[start of Material]
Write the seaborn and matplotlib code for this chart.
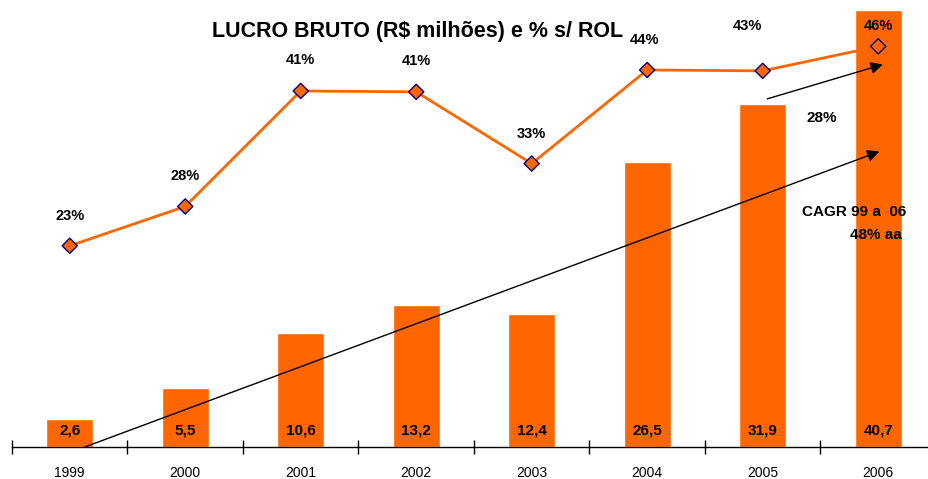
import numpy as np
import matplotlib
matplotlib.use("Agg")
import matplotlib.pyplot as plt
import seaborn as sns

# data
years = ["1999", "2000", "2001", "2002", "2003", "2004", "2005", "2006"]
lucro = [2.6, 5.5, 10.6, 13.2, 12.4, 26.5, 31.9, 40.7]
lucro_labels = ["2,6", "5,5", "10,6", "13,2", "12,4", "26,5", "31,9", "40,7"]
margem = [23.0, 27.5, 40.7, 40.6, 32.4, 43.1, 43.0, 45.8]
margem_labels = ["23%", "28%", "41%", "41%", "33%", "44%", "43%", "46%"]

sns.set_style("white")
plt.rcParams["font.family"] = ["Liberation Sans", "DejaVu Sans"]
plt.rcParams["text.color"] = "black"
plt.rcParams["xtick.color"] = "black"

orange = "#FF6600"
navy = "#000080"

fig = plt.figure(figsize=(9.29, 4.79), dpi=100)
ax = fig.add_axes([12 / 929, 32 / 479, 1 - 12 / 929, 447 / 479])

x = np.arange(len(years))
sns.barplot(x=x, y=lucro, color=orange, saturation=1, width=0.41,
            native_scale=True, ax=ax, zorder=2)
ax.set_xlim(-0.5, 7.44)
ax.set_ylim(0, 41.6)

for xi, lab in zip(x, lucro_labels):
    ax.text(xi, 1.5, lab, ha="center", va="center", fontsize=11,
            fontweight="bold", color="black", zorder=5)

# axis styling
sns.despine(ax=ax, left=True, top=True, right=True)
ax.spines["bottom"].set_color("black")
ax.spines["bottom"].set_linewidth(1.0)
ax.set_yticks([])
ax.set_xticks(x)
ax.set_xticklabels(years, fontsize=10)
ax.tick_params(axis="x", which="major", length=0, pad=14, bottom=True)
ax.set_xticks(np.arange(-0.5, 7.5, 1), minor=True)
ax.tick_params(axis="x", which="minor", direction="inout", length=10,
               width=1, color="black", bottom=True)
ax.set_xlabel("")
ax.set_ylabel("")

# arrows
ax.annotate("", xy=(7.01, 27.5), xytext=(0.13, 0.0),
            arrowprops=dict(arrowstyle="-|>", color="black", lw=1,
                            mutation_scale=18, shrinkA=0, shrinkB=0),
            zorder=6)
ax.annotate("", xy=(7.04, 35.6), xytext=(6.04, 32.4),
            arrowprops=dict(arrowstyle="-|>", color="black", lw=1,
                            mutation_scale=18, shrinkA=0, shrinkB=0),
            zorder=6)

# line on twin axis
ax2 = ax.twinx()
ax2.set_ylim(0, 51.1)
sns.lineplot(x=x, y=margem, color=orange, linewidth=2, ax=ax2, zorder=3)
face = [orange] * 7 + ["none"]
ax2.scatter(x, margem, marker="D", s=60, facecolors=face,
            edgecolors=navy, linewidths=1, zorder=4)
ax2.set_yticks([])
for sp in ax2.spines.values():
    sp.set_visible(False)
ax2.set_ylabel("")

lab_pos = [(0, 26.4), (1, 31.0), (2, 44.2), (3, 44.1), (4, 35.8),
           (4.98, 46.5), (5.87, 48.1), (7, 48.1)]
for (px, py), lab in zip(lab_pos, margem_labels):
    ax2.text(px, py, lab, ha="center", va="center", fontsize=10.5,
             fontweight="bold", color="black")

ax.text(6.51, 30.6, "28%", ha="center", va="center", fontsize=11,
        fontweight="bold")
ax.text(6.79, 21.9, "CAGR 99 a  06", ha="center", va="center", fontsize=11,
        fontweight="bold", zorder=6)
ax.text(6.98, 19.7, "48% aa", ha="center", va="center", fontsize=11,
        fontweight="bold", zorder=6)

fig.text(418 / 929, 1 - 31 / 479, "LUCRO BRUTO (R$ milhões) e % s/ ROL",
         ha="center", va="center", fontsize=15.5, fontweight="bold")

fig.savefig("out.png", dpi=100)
[end of Material]
What you have to do: From the material above, copy each line that includes the word "matplotlib".

Exercise response:
Write the seaborn and matplotlib code for this chart.
import matplotlib
matplotlib.use("Agg")
import matplotlib.pyplot as plt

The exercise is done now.